Однако не совсем. Документ одобрило большинство, но не абсолютное. Среди земского боярства и дворянства нашлись и голосовавшие за мир, и никто их за это никакой опале не подверг. Но были и другие. Большая «фракция» земской знати, возглавляемая князем Рыбиным-Пронским из Костромы, подала Ивану челобитную, требуя отмены опричнины в обмен на поддержку в военном вопросе. Формально ничего страшного не произошло, право на челобитную имел каждый, однако, судя по воспоминаниям очевидца, Альберта Шлихтинга, тон челобитчиков был отнюдь не просительным, скорее, напористо агрессивным, и выступали они (вполне сознательно) против воли явного большинства.
Около трех сотен аристократов и их клиентов, явно поддержанных кое-кем из придворных, качающие права в царских палатах, – это уже было не просто нарушение политеса, но напоминало мятеж. В связи с чем всех тут же взяли под стражу. Правда, через пару недель 255 человек выпустили, «не сыскав вины», а 50 самых активных крикунов высекли на торгу и опять-таки отпустили.
В принципе, казней не должно было быть (не тот повод), но три головы все-таки полетели – самого князя Рыбина-Пронского и двух его дворян, людей малоизвестных, причем в приговоре очень аккуратно и мутно мелькнул намек на «измену». Без каких-либо пояснений и последствий. Правда – это стоит отметить, – сразу после Собора в высшем аппарате Кремля произошли некие рокировки, кого-то понизили, кого-то повысили, а в частности, конюшего (спикер Думы, третье после царя и наследника лицо в государстве) знатнейшего боярина Ивана Федорова-Челяднина послали на воеводство в Полоцк. Но это само по себе никого не шокировало: участок был архиответственный, а очень пожилой боярин был крайне опытен. Так что жизнь пошла своим чередом, Россия привычно напряглась, война возобновилась, а царь спустя какое-то время отбыл на фронт, где в его присутствии, как показал опыт, дела шли куда успешнее, чем без него.

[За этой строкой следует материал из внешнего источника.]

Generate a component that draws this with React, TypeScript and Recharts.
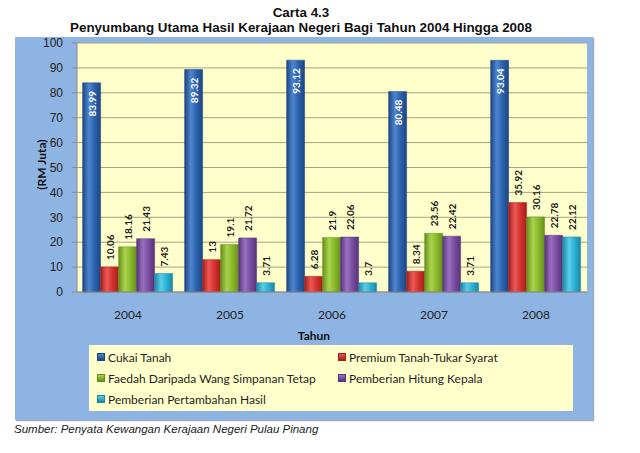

А вот дальше – внимание! – на арене кровавые мальчики.
В середине осени 1567 года Иван, находившийся на фронте, получает из Москвы (или не Москвы?) некое известие, заставившее его бросить все и «на ямских» (то есть прыгая из возка в возок) мчаться в столицу. Начинается раскрутка следствия по делу о «боярской крамоле» – огромном, разветвленном заговоре, так или иначе связавшем все фракции «старомосковских», кроме «новых людей» (вроде Годуновых и Захарьиных), под общим руководством Федорова-Челяднина. Для тех, кому мила версия о «фальсифицированных процессах», скажу сразу: я бы и рад вступиться за «детей Арбата», но не могу. Факт наличия заговора подтверждают и Генрих Штаден, и летописи, и даже, мягко говоря, не симпатизирующий Ивану, но компетентный Руслан Скрынников ничуть не сомневается ни в самом факте, ни в связях с Вильно, ни в причастности конюшего: «Планы… были разработаны в мельчайших деталях. Но исход интриги полностью зависел от успеха тайных переговоров с конюшим. Согласится ли опальный воевода использовать весь свой громадный авторитет для того, чтобы привлечь к заговору других руководителей земщины, или откажется принять участие – этим определялись дальнейшие события».
В ходе очень жесткого расследования выяснилось многое. В распоряжение властей попали списки заговорщиков, адреса и имена тех, кто обещал оказать им поддержку, и очень политически некорректные письма Федорова-Челяднина. Причем, что интересно, по некоторым данным – Штаден вообще прямо об этом говорит, – первый донос царю, тот самый, сорвавший Ивана с фронта, написал не кто иной, как Владимир Старицкий, ради которого заговорщики и старались. Абсурд, конечно. Но, с другой стороны, нервы глуповатого и трусоватого «принца крови» вполне могли сдать, так что вариант, как говорил Иосиф Виссарионович, не исключен, а значит, возможен.